28. As to the outcome of the two sets of proceedings, both were dismissed as ill‑founded (see paragraphs 6-11 above). In assessing their prospects of success, the Court notes that the applicant never disputed that the garage had been built on public land or that it had been built without a permit; his sole argument was that he had not personally built it (see paragraph 8 above). However, under Article 33 of Law no. 50/1991, such considerations are irrelevant where the demolition of property on public land is at stake. The proceedings thus lacked any reasonable prospect of success (compare Marić, cited above, § 58; contrast Cindrić and Bešlić, cited above, § 107), and the applicant and his lawyer, who represented him throughout, should have taken stock of the law and of the strength of the applicant’s case when deciding what legal avenues to pursue. Furthermore, the Court cannot overlook the fact that the applicant further increased the costs incurred before the domestic courts by lodging an extraordinary appeal, which was also dismissed by the Court of Appeal (see paragraph 7 above).
29. It is not disputed that the applicant has a modest pension (see paragraph 2 above). However, there is no evidence before the Court that the order to pay the costs caused him undue hardship.
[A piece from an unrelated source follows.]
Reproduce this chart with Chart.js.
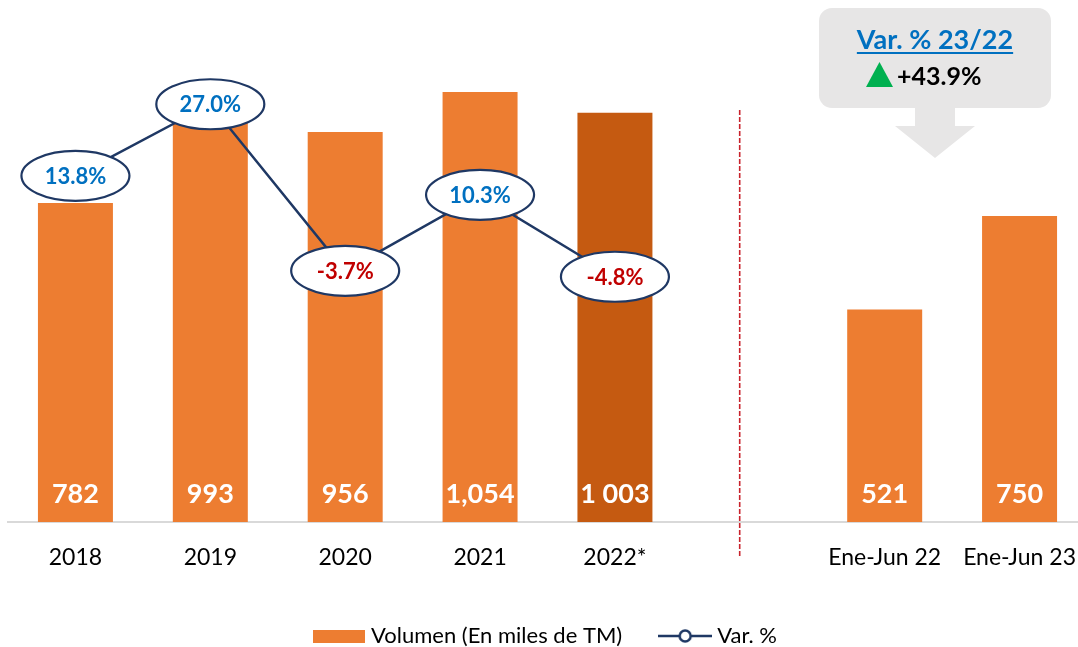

Furthermore, in one set of proceedings (see paragraph 10 above), the District Court used its discretion to halve the costs on the grounds that they were disproportionate, given the case’s relative simplicity.
30. Having regard to the above, the Court finds that ordering the applicant to bear the costs of the mayor’s representation in the various proceedings in question did not amount to a disproportionate restriction on his right of access to a court.
31. The complaint is therefore manifestly ill-founded and must be rejected in accordance with Article 35 §§ 3 (a) and 4 of the Convention.
- Other complaints
32. The applicant also raised other complaints under Article 1 of Protocol No. 1 and Articles 6, 7 and 13 of the Convention. The Court considers that, in the light of all the material in its possession and in so far as the matters complained of are within its competence, these complaints either do not meet the admissibility criteria set out in Articles 34 and 35 of the Convention or do not disclose any appearance of a violation of the rights and freedoms enshrined in the Convention or the Protocols thereto.
33. It follows that the remaining complaints must be rejected in accordance with Article 35 § 4 of the Convention.
For these reasons, the Court, unanimously,
Declares the application inadmissible.
Done in English and notified in writing on 15 January 2026.